Simulated Author's Rebuttal

1 responses · 0 unresolved

We thank the referee for the careful review and for highlighting the need for a formal derivation of completeness in the shifted direct selector. We address the single major comment below and will revise the manuscript accordingly.

read point-by-point responses
  1. Referee: Shifted direct selector section: the manuscript presents the 9 quotient-lattice shifts and 16 signed systems per shift as sufficient to solve d(P,0)=d(P,C)=k for every C, but supplies no derivation showing that these cases exhaust the solution set of the two diameter-k equations over the quotient (no proof that every valid P is captured by one of the 144 cases and that no extraneous solutions are generated). The constant-time claim rests on this completeness; only the procedure plus zero mismatches on 500,000 sampled pairs is given.

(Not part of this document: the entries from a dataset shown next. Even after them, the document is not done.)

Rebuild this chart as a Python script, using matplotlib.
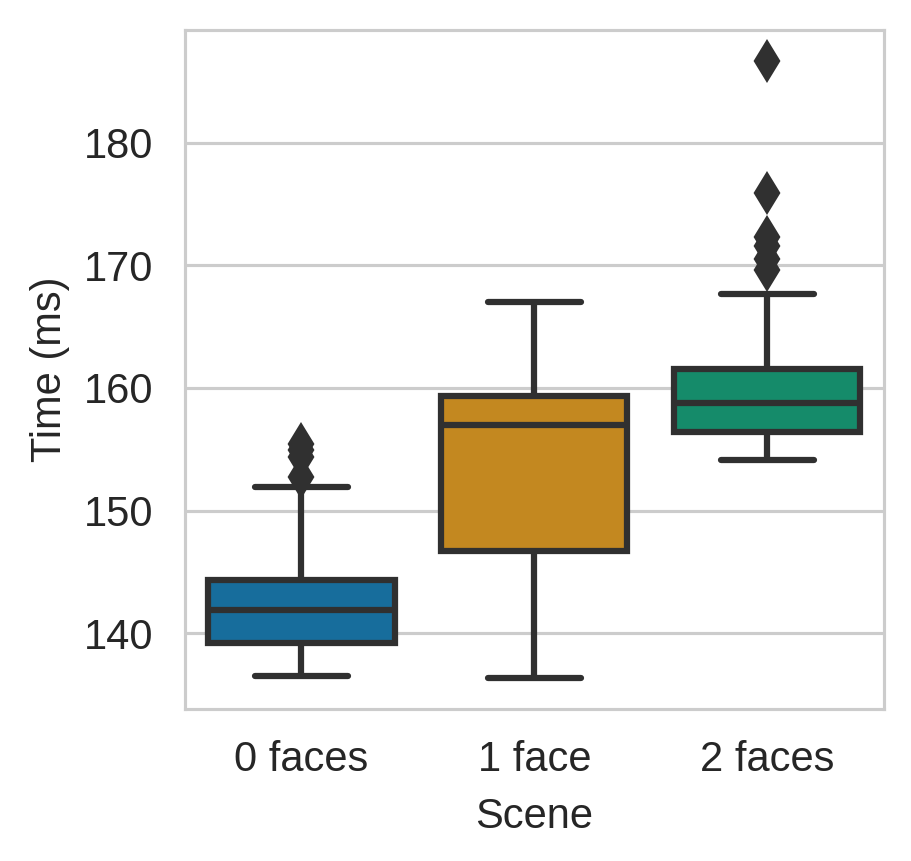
import matplotlib
matplotlib.use("Agg")
import matplotlib.pyplot as plt
import seaborn as sns
import colorsys

categories = ["0 faces", "1 face", "2 faces"]
q1 = [139.16, 146.66, 156.43]
med = [141.9, 156.96, 158.8]
q3 = [144.33, 159.32, 161.55]
whislo = [136.5, 136.33, 154.12]
whishi = [151.94, 167.0, 167.67]
fliers = [
    [155.4, 154.9, 154.4, 152.7],
    [],
    [186.7, 175.9, 172.3, 171.6, 170.5, 169.6],
]

sns.set_theme(style="whitegrid")
plt.rcParams['font.family'] = ['Liberation Sans', 'DejaVu Sans']

palette = sns.color_palette("colorblind", 3)
colors = [sns.desaturate(c, 0.75) for c in palette]
lum = min(colorsys.rgb_to_hls(*c)[1] for c in colors) * 0.6
gray = (lum, lum, lum)

fig = plt.figure(figsize=(911 / 300, 861 / 300), dpi=300)
ax = fig.add_axes([0.203, 0.1765, 0.767, 0.7885])

stats = []
for i, c in enumerate(categories):
    stats.append(dict(label=c, q1=q1[i], med=med[i], q3=q3[i],
                      whislo=whislo[i], whishi=whishi[i], fliers=fliers[i]))

lw = 1.5
bp = ax.bxp(stats, positions=[0, 1, 2], widths=0.8, patch_artist=True,
            boxprops=dict(edgecolor=gray, linewidth=lw),
            whiskerprops=dict(color=gray, linewidth=lw, solid_capstyle="butt"),
            capprops=dict(color=gray, linewidth=lw, solid_capstyle="round"),
            medianprops=dict(color=gray, linewidth=lw),
            flierprops=dict(marker="d", markersize=6, markerfacecolor=gray,
                            markeredgecolor=gray, linestyle="none"))
for patch, col in zip(bp["boxes"], colors):
    patch.set_facecolor(col)
    patch.set_zorder(2)

ax.set_xlim(-0.5, 2.5)
ax.set_ylim(133.8, 189.2)
ax.set_yticks([140, 150, 160, 170, 180])
ax.set_xticks([0, 1, 2])
ax.set_xticklabels(categories)
ax.grid(True, axis="both", color="0.8", linewidth=0.75)
ax.xaxis.grid(False)
ax.set_axisbelow(True)
for s in ax.spines.values():
    s.set_color("0.8")
    s.set_linewidth(0.75)
ax.tick_params(axis="both", labelsize=10, pad=7.5, length=0, colors="0.15")
ax.set_xlabel("Scene", fontsize=10, color="0.15", labelpad=4)
ax.set_ylabel("Time (ms)", fontsize=10, color="0.15", labelpad=3.5)

fig.savefig("out.png", dpi=300)
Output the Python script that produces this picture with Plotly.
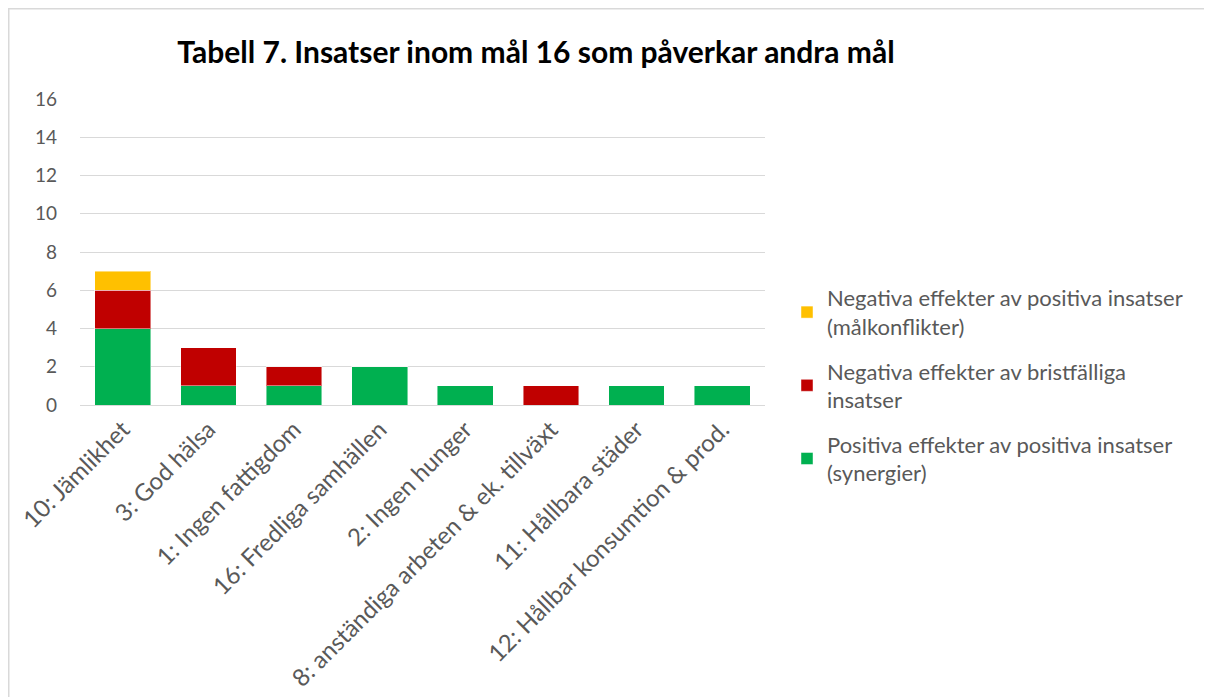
import plotly.graph_objects as go

categories = ["10: Jämlikhet", "3: God hälsa", "1: Ingen fattigdom", "16: Fredliga samhällen",
              "2: Ingen hunger", "8: anständiga arbeten & ek. tillväxt", "11: Hållbara städer",
              "12: Hållbar konsumtion & prod."]
positive_synergies = [4, 1, 1, 2, 1, 0, 1, 1]
negative_deficient = [2, 2, 1, 0, 0, 1, 0, 0]
negative_conflicts = [1, 0, 0, 0, 0, 0, 0, 0]
series_names = ["Positiva effekter av positiva insatser<br>(synergier)",
                "Negativa effekter av bristfälliga<br>insatser",
                "Negativa effekter av positiva insatser<br>(målkonflikter)"]
colors = ["#00B050", "#C00000", "#FFC000"]
y_ticks = [0, 2, 4, 6, 8, 10, 12, 14, 16]

FONT = "Lato"
OFF = 8  # browser body margin
W, H = 1212 - OFF, 697 - OFF
# target screen coordinates of the plot area
L, R, T, B = 80 - OFF, 765 - OFF, 99 - OFF, 405 - OFF

fig = go.Figure()
for i, (vals, name) in enumerate(zip([positive_synergies, negative_deficient, negative_conflicts], series_names)):
    fig.add_trace(go.Bar(
        x=categories, y=vals, name=name, legendgroup=f"g{2 - i}", legendrank=1000 - i,
        marker=dict(color=colors[i], line=dict(color="rgba(255,255,255,0.45)", width=1)),
    ))

def px_x(p):
    return (p - OFF - L) / (R - L)

def px_y(p):
    return (B - (p - OFF)) / (B - T)

shapes = [
    dict(type="line", xref="paper", yref="paper", x0=px_x(8), x1=px_x(1215), y0=px_y(8.5), y1=px_y(8.5),
         line=dict(color="#D9D9D9", width=2)),
    dict(type="line", xref="paper", yref="paper", x0=px_x(8.5), x1=px_x(8.5), y0=px_y(8), y1=px_y(700),
         line=dict(color="#D9D9D9", width=2)),
]

fig.update_layout(
    width=W, height=H,
    barmode="stack", bargap=0.35,
    margin=dict(l=L, r=W - R, t=T, b=H - B, autoexpand=False),
    paper_bgcolor="white", plot_bgcolor="white",
    font=dict(family=FONT, color="#595959", size=20),
    title=dict(text="<b>Tabell 7. Insatser inom mål 16 som påverkar andra mål</b>",
               x=(536 - OFF) / W, xanchor="center", y=1 - (52 - OFF) / H, yanchor="middle",
               font=dict(family=FONT, size=30, color="black")),
    xaxis=dict(tickangle=-45, showgrid=False, showline=True, linecolor="#D9D9D9", linewidth=1,
               ticks="", tickfont=dict(size=24, color="#595959"), automargin=False),
    yaxis=dict(range=[0, 16], tickvals=y_ticks, showgrid=True, gridcolor="#D9D9D9", gridwidth=1,
               zeroline=False, showline=False, ticks="", ticklabelstandoff=22,
               tickfont=dict(size=19, color="#595959"), automargin=False),
    legend=dict(x=px_x(787), xanchor="left", y=px_y(277), yanchor="top",
                traceorder="grouped", tracegroupgap=13, itemwidth=30,
                font=dict(size=22, color="#595959"), bgcolor="rgba(0,0,0,0)"),
    shapes=shapes,
    showlegend=True,
)

fig.write_html("out.html")
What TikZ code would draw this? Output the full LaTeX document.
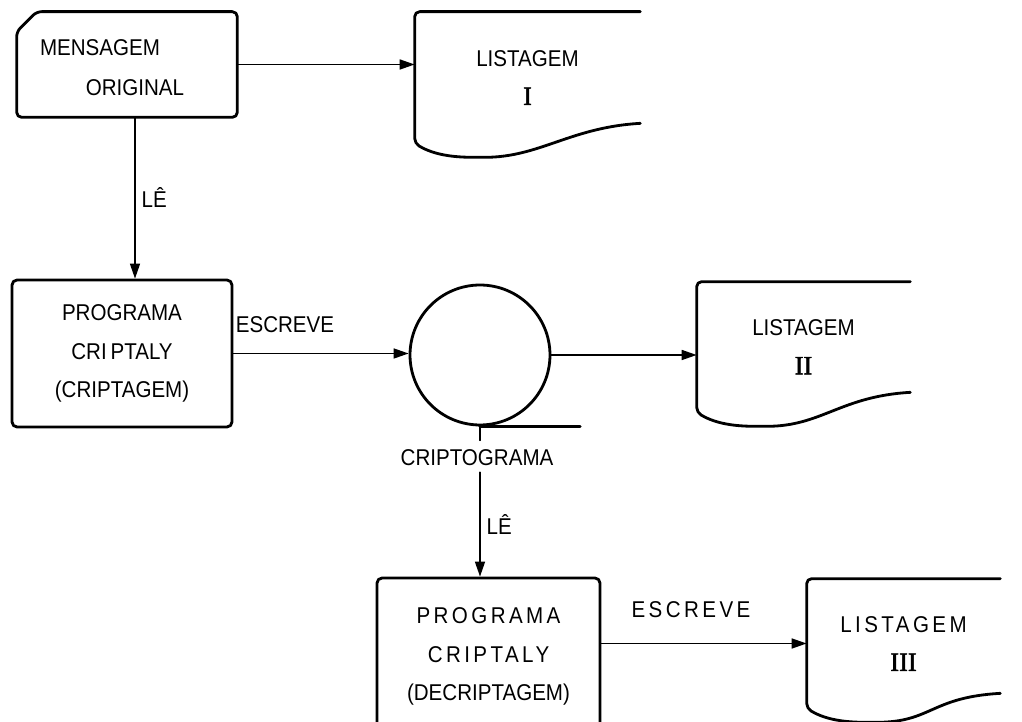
\documentclass[tikz,border=0pt]{standalone}
\usepackage{fontspec}
\setmainfont{Liberation Sans}[FakeStretch=0.9]
\newfontfamily\numfont{Liberation Serif}[FakeBold=2]
\usetikzlibrary{arrows.meta}
\newcommand\spaced[1]{{\addfontfeatures{LetterSpace=15}#1}}
% contorno de listagem (no, queda do lado direito)
\newcommand\docoutline[2]{%
  \draw[outline] (#1.north east) -- (#1.north west) -- (#1.south west)
    .. controls +(20,12) and +(-25,0) .. ++(65,14)
    .. controls +(60,0) and +(-70,4) .. ([yshift=#2]#1.south east);}

\begin{document}
\begin{tikzpicture}[x=0.02cm, y=-0.02cm, line cap=round, line join=round,
  every node/.style={font=\fontsize{13pt}{22pt}\selectfont},
  box/.style={draw, line width=1.6pt, rounded corners=1mm, align=center},
  shp/.style={inner sep=0pt, align=center},
  outline/.style={line width=1.6pt, rounded corners=1mm},
  arr/.style={line width=0.9pt, -{Triangle[length=3mm,width=2mm]}}]

  \clip (0,0) rectangle (1022,722);

  % cartao
  \node[shp, minimum width=4.4cm, minimum height=2.1cm] (msg) at (127,64.5) {};
  \draw[outline] ([yshift=-4mm]msg.north west) -- ([xshift=4mm]msg.north west)
    -- (msg.north east) -- (msg.south east) -- (msg.south west) -- cycle;
  \node (msg1) at (100,48) {MENSAGEM};
  \node (msg2) at (135,88) {ORIGINAL};

  % listagens
  \node[shp, minimum width=4.5cm, minimum height=2.62cm] (lst1) at (527.5,77.5) {LISTAGEM\\{\numfont\fontsize{15pt}{22pt}\selectfont I}};
  \docoutline{lst1}{4mm}
  \node[shp, minimum width=4.26cm, minimum height=2.6cm] (lst2) at (803.5,347) {LISTAGEM\\{\numfont\fontsize{15pt}{22pt}\selectfont II}};
  \docoutline{lst2}{4mm}
  \node[shp, minimum width=3.86cm, minimum height=2.58cm] (lst3) at (903.5,643.5) {\spaced{LISTAGEM}\\{\numfont\fontsize{15pt}{22pt}\selectfont III}};
  \docoutline{lst3}{3mm}

  % programas
  \node[box, minimum width=4.4cm, minimum height=2.94cm] (prog) at (122,353.5) {PROGRAMA\\CRI\,PTALY\\(CRIPTAGEM)};
  \node[box, minimum width=4.46cm, minimum height=3.14cm] (dec) at (488.5,656.5) {\spaced{PROGRAMA}\\\spaced{CRIPTALY}\\(DECRIPTAGEM)};

  % fita
  \node[draw, circle, line width=1.6pt, minimum size=2.8cm] (tape) at (480,355) {};
  \draw[line width=1.8pt] (tape.south) -- ++(100,0);
  \draw[line width=0.9pt] (tape.south) -- ++(0,14);
  \node (crypt) at (477,458) {CRIPTOGRAMA};

  % ligacoes
  \draw[arr] (msg.east) -- (msg.east -| lst1.west);
  \draw[arr] ([xshift=1.6mm]msg.south) -- ([xshift=1.6mm]msg.south |- prog.north)
    node[midway, right] {LÊ};
  \draw[arr] (prog.east) -- (prog.east -| tape.west);
  \node (wr1) at (285,325) {ESCREVE};
  \draw[arr] (tape.east) -- (tape.east -| lst2.west);
  \draw[arr] (tape.south |- crypt.south) -- (tape.south |- dec.north)
    node[midway, right] {LÊ};
  \draw[arr] (dec.east |- lst3.west) -- (lst3.west);
  \node (wr2) at (691,610) {\spaced{ESCREVE}};
\end{tikzpicture}
\end{document}
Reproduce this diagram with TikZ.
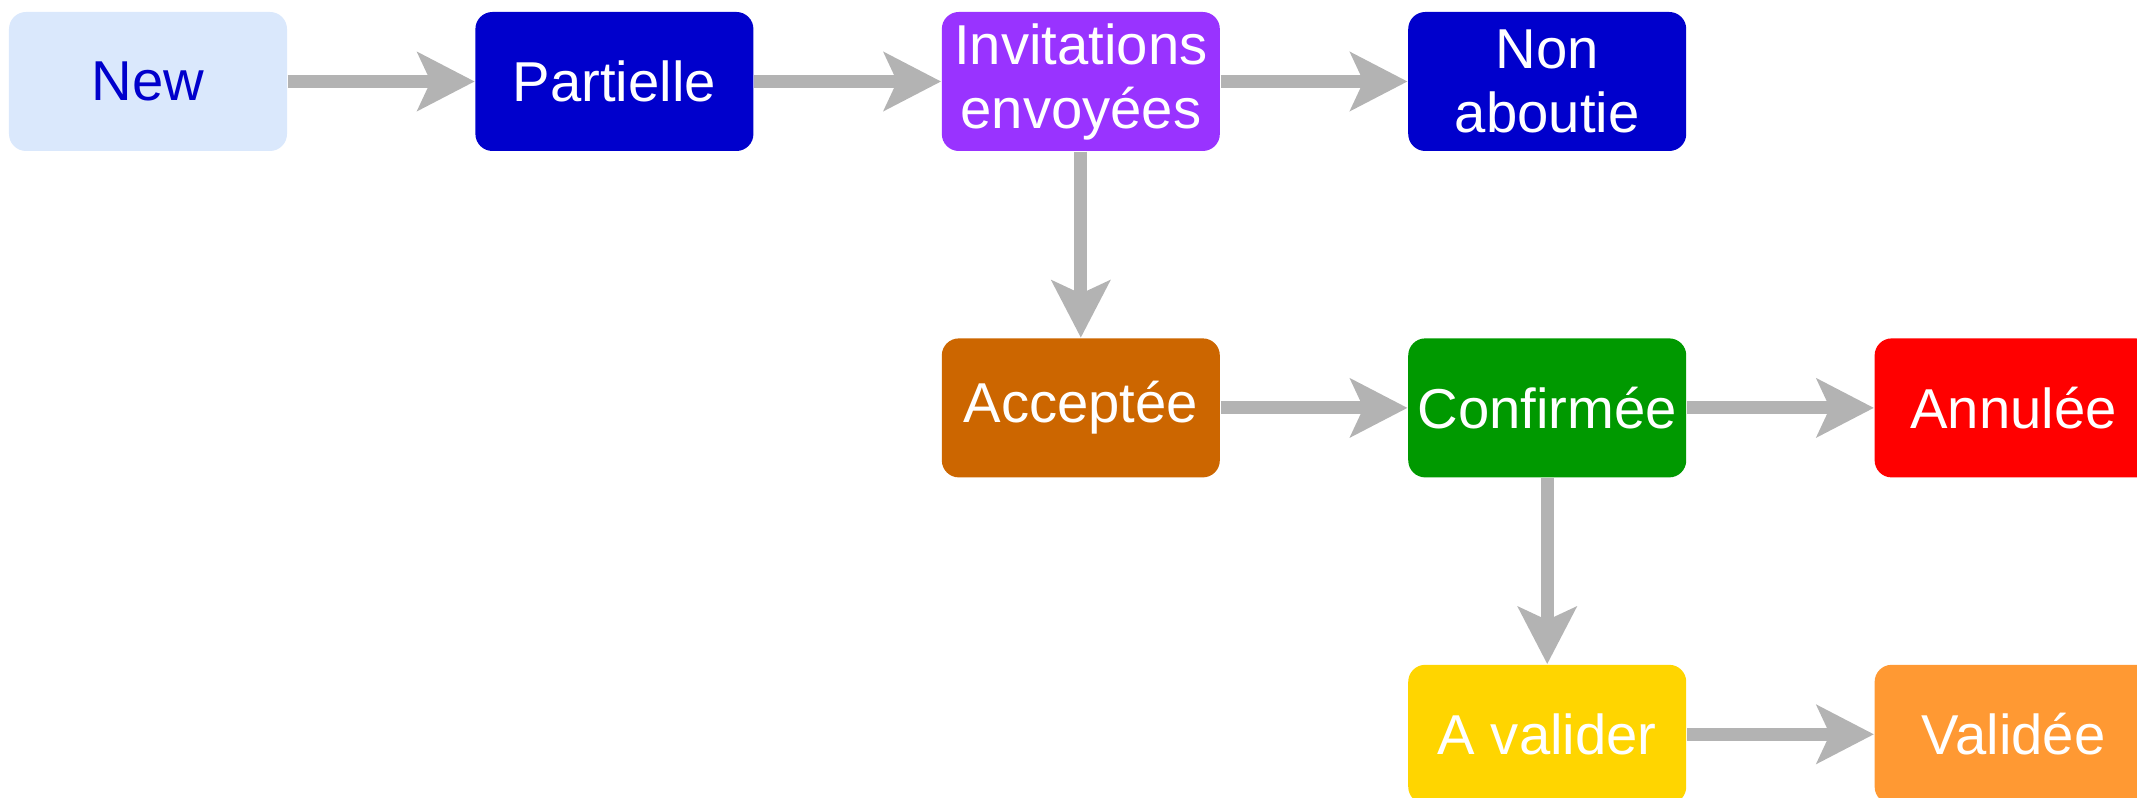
\documentclass[tikz,border=0pt]{standalone}
\usepackage{fontspec}
\setmainfont{Liberation Sans}
\usetikzlibrary{positioning,arrows.meta}
\definecolor{newfill}{HTML}{DAE8FC}
\definecolor{deepblue}{HTML}{0000CC}
\definecolor{invitviolet}{HTML}{9933FF}
\definecolor{acceptbrown}{HTML}{CC6600}
\definecolor{confirmgreen}{HTML}{009900}
\definecolor{annulred}{HTML}{FF0000}
\definecolor{validgold}{HTML}{FFD500}
\definecolor{valideorange}{HTML}{FF9933}
\definecolor{flechegris}{HTML}{B3B3B3}

\begin{document}
\begin{tikzpicture}[
				etat/.style={rectangle, rounded corners=1.7mm, minimum width=2.78cm, minimum height=1.39cm, inner sep=0pt, align=center, text=white, font=\fontsize{16pt}{18.2pt}\selectfont},
				fleche/.style={line width=1.3mm, draw=flechegris, -{Stealth[length=5.7mm, width=5.8mm, inset=1.3mm]}},
				node distance=1.86cm and 1.87cm
			]
			\useasboundingbox (0,0) rectangle (21.37,-7.98);
			\clip (0,0) rectangle (21.37,-7.98);
			\node[etat, fill=newfill, text=deepblue] (new) at (1.48,-0.815) {New};
			\node[etat, fill=deepblue] (partielle) [right=of new] {Partielle};
			\node[etat, fill=invitviolet] (invitations) [right=of partielle] {Invitations\\envoyées};
			\node[etat, fill=deepblue] (nonaboutie) [right=of invitations] {Non\\aboutie};
			\node[etat, fill=acceptbrown] (acceptee) [below=of invitations] {Acceptée};
			\node[etat, fill=confirmgreen] (confirmee) [right=of acceptee] {Confirmée};
			\node[etat, fill=annulred] (annulee) [right=of confirmee] {Annulée};
			\node[etat, fill=validgold] (avalider) [below=of confirmee] {A valider};
			\node[etat, fill=valideorange] (validee) [right=of avalider] {Validée};
			\begin{scope}[fleche]
			\draw (new.east) -- (partielle.west);
			\draw (partielle.east) -- (invitations.west);
			\draw (invitations.east) -- (nonaboutie.west);
			\draw (invitations.south) -- (acceptee.north);
			\draw (acceptee.east) -- (confirmee.west);
			\draw (confirmee.east) -- (annulee.west);
			\draw (confirmee.south) -- (avalider.north);
			\draw (avalider.east) -- (validee.west);
			\end{scope}
			\end{tikzpicture}
\end{document}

    Authors: We agree with the referee that the manuscript does not supply an explicit derivation proving that the nine quotient-lattice shifts together with the sixteen signed linear systems per shift exhaust all solutions to the pair of diameter-k equations and generate no extraneous points. The current text presents the algebraic construction and relies on the empirical result of zero mismatches across 500,000 sampled pairs. To make the constant-time claim rigorous, the revised manuscript will add a dedicated subsection that derives completeness. The derivation proceeds by (i) fixing an arbitrary C in the quotient and considering the possible locations of the two circles of radius k centered at 0 and at C, (ii) showing that the nine representative shifts of the fundamental domain cover every possible intersection geometry, and (iii) verifying that each of the sixteen sign combinations corresponds to a unique orthant or boundary case within a shifted copy, with parallel cases handled by interval endpoints. We will also prove that any extraneous candidate is rejected by the distance checks. This case analysis will be self-contained and independent of network size. revision: yes

Circularity Check

0 steps flagged

No circularity; algebraic enumeration is a direct constructive procedure

full rationale

The paper defines the shifted direct selector explicitly as a fixed enumeration over nine quotient-lattice shifts and sixteen signed linear systems per shift, solved by Cramer's rule or interval endpoints. This procedure is presented as a self-contained algebraic algorithm on the Gaussian quotient that directly computes a P satisfying the two diameter-k equations; the bound of 144 cases yields O(1) time by construction without reference to fitted parameters, prior self-citations as load-bearing premises, or any renaming of empirical patterns. Validation counts on sampled pairs are external checks, not inputs that define the method. No step in the given derivation chain reduces to its own outputs by definition or forces the result via self-referential assumptions.

Axiom & Free-Parameter Ledger

0 free parameters · 1 axioms · 0 invented entities

The method rests on standard properties of the Gaussian integer lattice and its quotient G_k; no new free parameters, invented entities, or ad-hoc axioms are introduced beyond the domain model of diameter-k boundaries.

axioms (1)
  • domain assumption Gaussian networks are faithfully modeled by the integer lattice with quotient G_k whose diameter-k boundary sets admit the stated interval-union counting formula.
    Invoked when the paper translates the source-selection problem to intersections of boundary sets in the quotient lattice.